**PROBLEM STATEMENT:** Write every line out verbatim and omit the pictures.

Begin

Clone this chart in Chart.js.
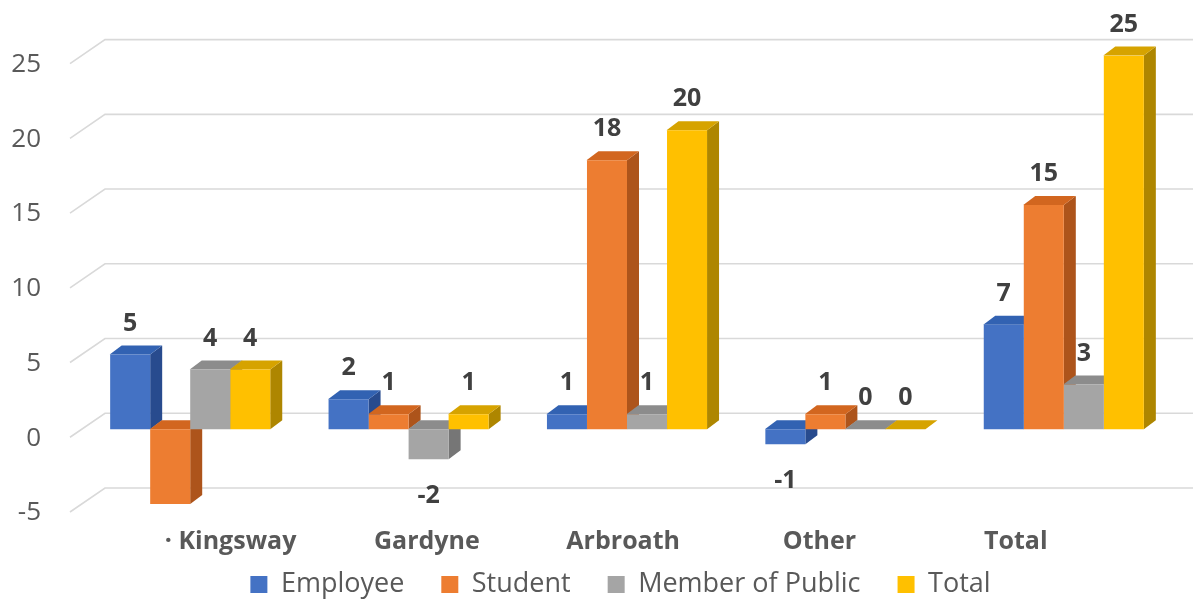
<!DOCTYPE html>
<html>
<head>
<meta charset="utf-8">
<script src="https://cdn.jsdelivr.net/npm/chart.js@4.4.1/dist/chart.umd.min.js"></script>
<style>
  html, body { margin: 0; padding: 0; background: #fff; }
  #wrap { width: 1197px; height: 602px; }
</style>
</head>
<body>
<div id="wrap"><canvas id="chart" width="1197" height="602"></canvas></div>
<script>
const categories = ['· Kingsway', 'Gardyne', 'Arbroath', 'Other', 'Total'];
const seriesNames = ['Employee', 'Student', 'Member of Public', 'Total'];
const employee = [5, 2, 1, -1, 7];
const student = [-5, 1, 18, 1, 15];
const memberOfPublic = [4, -2, 1, 0, 3];
const total = [4, 1, 20, 0, 25];

const frontColors = ['#4472C4', '#ED7D31', '#A5A5A5', '#FFC000'];
const topColors = ['#3262B2', '#D2661F', '#8C8C8C', '#D6A300'];
const sideColors = ['#284B8E', '#AD541B', '#767676', '#AE8600'];

// projected depth of one bar
const DEPTH_X = 12, DEPTH_Y = 9;

Chart.defaults.font.family = "'Open Sans', sans-serif";

const box3d = {
  id: 'box3d',
  beforeDatasetsDraw(chart) {
    const { ctx, chartArea, scales: { y } } = chart;
    ctx.save();
    // grid lines on the back wall, with the short slanted piece on the side wall
    ctx.strokeStyle = '#D9D9D9';
    ctx.lineWidth = 1.6;
    y.ticks.forEach(t => {
      const py = y.getPixelForValue(t.value);
      ctx.beginPath();
      ctx.moveTo(chartArea.left - 11, py + 8);
      ctx.lineTo(chartArea.left + 24, py - 16);
      ctx.lineTo(chart.width - 4, py - 16);
      ctx.stroke();
    });
    // tops and right sides, left to right, so the fronts drawn later hide what they should
    const metas = chart.data.datasets.map((d, i) => chart.getDatasetMeta(i));
    categories.forEach((c, j) => {
      metas.forEach((meta, i) => {
        const { x, y: yv, base, width } = meta.data[j].getProps(['x', 'y', 'base', 'width'], true);
        const left = x - width / 2, right = x + width / 2;
        const hi = Math.min(yv, base), lo = Math.max(yv, base);
        ctx.fillStyle = sideColors[i];
        ctx.beginPath();
        ctx.moveTo(right, hi);
        ctx.lineTo(right + DEPTH_X, hi - DEPTH_Y);
        ctx.lineTo(right + DEPTH_X, lo - DEPTH_Y);
        ctx.lineTo(right, lo);
        ctx.closePath();
        ctx.fill();
        ctx.fillStyle = topColors[i];
        ctx.beginPath();
        ctx.moveTo(left - 0.5, hi);
        ctx.lineTo(right, hi);
        ctx.lineTo(right + DEPTH_X, hi - DEPTH_Y);
        ctx.lineTo(left + DEPTH_X - 0.5, hi - DEPTH_Y);
        ctx.closePath();
        ctx.fill();
      });
    });
    ctx.restore();
  }
};

const valueLabels = {
  id: 'valueLabels',
  afterDatasetsDraw(chart) {
    const { ctx, chartArea } = chart;
    ctx.save();
    ctx.font = "bold 25px 'Open Sans', sans-serif";
    ctx.fillStyle = '#404040';
    ctx.textAlign = 'center';
    ctx.textBaseline = 'middle';
    chart.data.datasets.forEach((ds, i) => {
      chart.getDatasetMeta(i).data.forEach((bar, j) => {
        const v = ds.data[j];
        const { x, y, base } = bar.getProps(['x', 'y', 'base'], true);
        const ly = v >= 0 ? Math.min(y, base) - 31 : Math.max(y, base) + 37;
        // a label that would land among the category names is left out
        if (ly > chartArea.bottom) return;
        ctx.fillText(String(v), x, ly);
      });
    });
    ctx.restore();
  }
};

const layoutTweaks = {
  id: 'layoutTweaks',
  afterLayout(chart) {
    // nudge the legend to the right of the plot's centre line
    chart.legend.left += 34;
    chart.legend.right += 34;
    // the name axis is kept short, so let its labels draw past its box
    chart.scales.xNames.bottom = chart.height;
  }
};

new Chart(document.getElementById('chart'), {
  type: 'bar',
  data: {
    labels: categories,
    datasets: [employee, student, memberOfPublic, total].map((vals, i) => ({
      label: seriesNames[i],
      data: vals,
      backgroundColor: frontColors[i],
      borderWidth: 0,
      categoryPercentage: 0.733,
      barPercentage: 1
    }))
  },
  options: {
    responsive: false,
    animation: false,
    layout: { padding: { top: 53, right: 24, left: 0, bottom: 0 } },
    scales: {
      x: { display: false },
      // category names sit on their own, slightly narrower spacing
      xNames: {
        type: 'linear',
        position: 'bottom',
        offset: false,
        min: -0.762,
        max: 4.801,
        afterFit: s => { s.height = 30; },
        grid: { display: false, drawTicks: false, offset: false },
        border: { display: false },
        ticks: {
          stepSize: 1,
          includeBounds: false,
          autoSkip: false,
          maxRotation: 0,
          padding: 23,
          color: '#595959',
          font: { size: 25, weight: 'bold' },
          callback: v => categories[v] ?? ''
        }
      },
      y: {
        min: -5,
        max: 25,
        afterFit: s => { s.width = 81; },
        grid: { display: false, drawTicks: false },
        border: { display: false },
        ticks: {
          stepSize: 5,
          padding: 40,
          labelOffset: 9,
          color: '#595959',
          font: { size: 26 }
        }
      }
    },
    plugins: {
      legend: {
        position: 'bottom',
        maxHeight: 68,
        labels: {
          color: '#595959',
          font: { size: 27 },
          boxWidth: 17,
          boxHeight: 17,
          padding: 37
        }
      },
      tooltip: { enabled: false }
    }
  },
  plugins: [box3d, valueLabels, layoutTweaks]
});
</script>
</body>
</html>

End

**WORKED ANSWER:**
Clone this chart in Chart.js.
<!DOCTYPE html>
<html>
<head>
<meta charset="utf-8">
<script src="https://cdn.jsdelivr.net/npm/chart.js@4.4.1/dist/chart.umd.min.js"></script>
<style>
  html, body { margin: 0; padding: 0; background: #fff; }
  #wrap { width: 1197px; height: 602px; }
</style>
</head>
<body>
<div id="wrap"><canvas id="chart" width="1197" height="602"></canvas></div>
<script>
const categories = ['· Kingsway', 'Gardyne', 'Arbroath', 'Other', 'Total'];
const seriesNames = ['Employee', 'Student', 'Member of Public', 'Total'];
const employee = [5, 2, 1, -1, 7];
const student = [-5, 1, 18, 1, 15];
const memberOfPublic = [4, -2, 1, 0, 3];
const total = [4, 1, 20, 0, 25];

const frontColors = ['#4472C4', '#ED7D31', '#A5A5A5', '#FFC000'];
const topColors = ['#3262B2', '#D2661F', '#8C8C8C', '#D6A300'];
const sideColors = ['#284B8E', '#AD541B', '#767676', '#AE8600'];

// projected depth of one bar
const DEPTH_X = 12, DEPTH_Y = 9;

Chart.defaults.font.family = "'Open Sans', sans-serif";

const box3d = {
  id: 'box3d',
  beforeDatasetsDraw(chart) {
    const { ctx, chartArea, scales: { y } } = chart;
    ctx.save();
    // grid lines on the back wall, with the short slanted piece on the side wall
    ctx.strokeStyle = '#D9D9D9';
    ctx.lineWidth = 1.6;
    y.ticks.forEach(t => {
      const py = y.getPixelForValue(t.value);
      ctx.beginPath();
      ctx.moveTo(chartArea.left - 11, py + 8);
      ctx.lineTo(chartArea.left + 24, py - 16);
      ctx.lineTo(chart.width - 4, py - 16);
      ctx.stroke();
    });
    // tops and right sides, left to right, so the fronts drawn later hide what they should
    const metas = chart.data.datasets.map((d, i) => chart.getDatasetMeta(i));
    categories.forEach((c, j) => {
      metas.forEach((meta, i) => {
        const { x, y: yv, base, width } = meta.data[j].getProps(['x', 'y', 'base', 'width'], true);
        const left = x - width / 2, right = x + width / 2;
        const hi = Math.min(yv, base), lo = Math.max(yv, base);
        ctx.fillStyle = sideColors[i];
        ctx.beginPath();
        ctx.moveTo(right, hi);
        ctx.lineTo(right + DEPTH_X, hi - DEPTH_Y);
        ctx.lineTo(right + DEPTH_X, lo - DEPTH_Y);
        ctx.lineTo(right, lo);
        ctx.closePath();
        ctx.fill();
        ctx.fillStyle = topColors[i];
        ctx.beginPath();
        ctx.moveTo(left - 0.5, hi);
        ctx.lineTo(right, hi);
        ctx.lineTo(right + DEPTH_X, hi - DEPTH_Y);
        ctx.lineTo(left + DEPTH_X - 0.5, hi - DEPTH_Y);
        ctx.closePath();
        ctx.fill();
      });
    });
    ctx.restore();
  }
};

const valueLabels = {
  id: 'valueLabels',
  afterDatasetsDraw(chart) {
    const { ctx, chartArea } = chart;
    ctx.save();
    ctx.font = "bold 25px 'Open Sans', sans-serif";
    ctx.fillStyle = '#404040';
    ctx.textAlign = 'center';
    ctx.textBaseline = 'middle';
    chart.data.datasets.forEach((ds, i) => {
      chart.getDatasetMeta(i).data.forEach((bar, j) => {
        const v = ds.data[j];
        const { x, y, base } = bar.getProps(['x', 'y', 'base'], true);
        const ly = v >= 0 ? Math.min(y, base) - 31 : Math.max(y, base) + 37;
        // a label that would land among the category names is left out
        if (ly > chartArea.bottom) return;
        ctx.fillText(String(v), x, ly);
      });
    });
    ctx.restore();
  }
};

const layoutTweaks = {
  id: 'layoutTweaks',
  afterLayout(chart) {
    // nudge the legend to the right of the plot's centre line
    chart.legend.left += 34;
    chart.legend.right += 34;
    // the name axis is kept short, so let its labels draw past its box
    chart.scales.xNames.bottom = chart.height;
  }
};

new Chart(document.getElementById('chart'), {
  type: 'bar',
  data: {
    labels: categories,
    datasets: [employee, student, memberOfPublic, total].map((vals, i) => ({
      label: seriesNames[i],
      data: vals,
      backgroundColor: frontColors[i],
      borderWidth: 0,
      categoryPercentage: 0.733,
      barPercentage: 1
    }))
  },
  options: {
    responsive: false,
    animation: false,
    layout: { padding: { top: 53, right: 24, left: 0, bottom: 0 } },
    scales: {
      x: { display: false },
      // category names sit on their own, slightly narrower spacing
      xNames: {
        type: 'linear',
        position: 'bottom',
        offset: false,
        min: -0.762,
        max: 4.801,
        afterFit: s => { s.height = 30; },
        grid: { display: false, drawTicks: false, offset: false },
        border: { display: false },
        ticks: {
          stepSize: 1,
          includeBounds: false,
          autoSkip: false,
          maxRotation: 0,
          padding: 23,
          color: '#595959',
          font: { size: 25, weight: 'bold' },
          callback: v => categories[v] ?? ''
        }
      },
      y: {
        min: -5,
        max: 25,
        afterFit: s => { s.width = 81; },
        grid: { display: false, drawTicks: false },
        border: { display: false },
        ticks: {
          stepSize: 5,
          padding: 40,
          labelOffset: 9,
          color: '#595959',
          font: { size: 26 }
        }
      }
    },
    plugins: {
      legend: {
        position: 'bottom',
        maxHeight: 68,
        labels: {
          color: '#595959',
          font: { size: 27 },
          boxWidth: 17,
          boxHeight: 17,
          padding: 37
        }
      },
      tooltip: { enabled: false }
    }
  },
  plugins: [box3d, valueLabels, layoutTweaks]
});
</script>
</body>
</html>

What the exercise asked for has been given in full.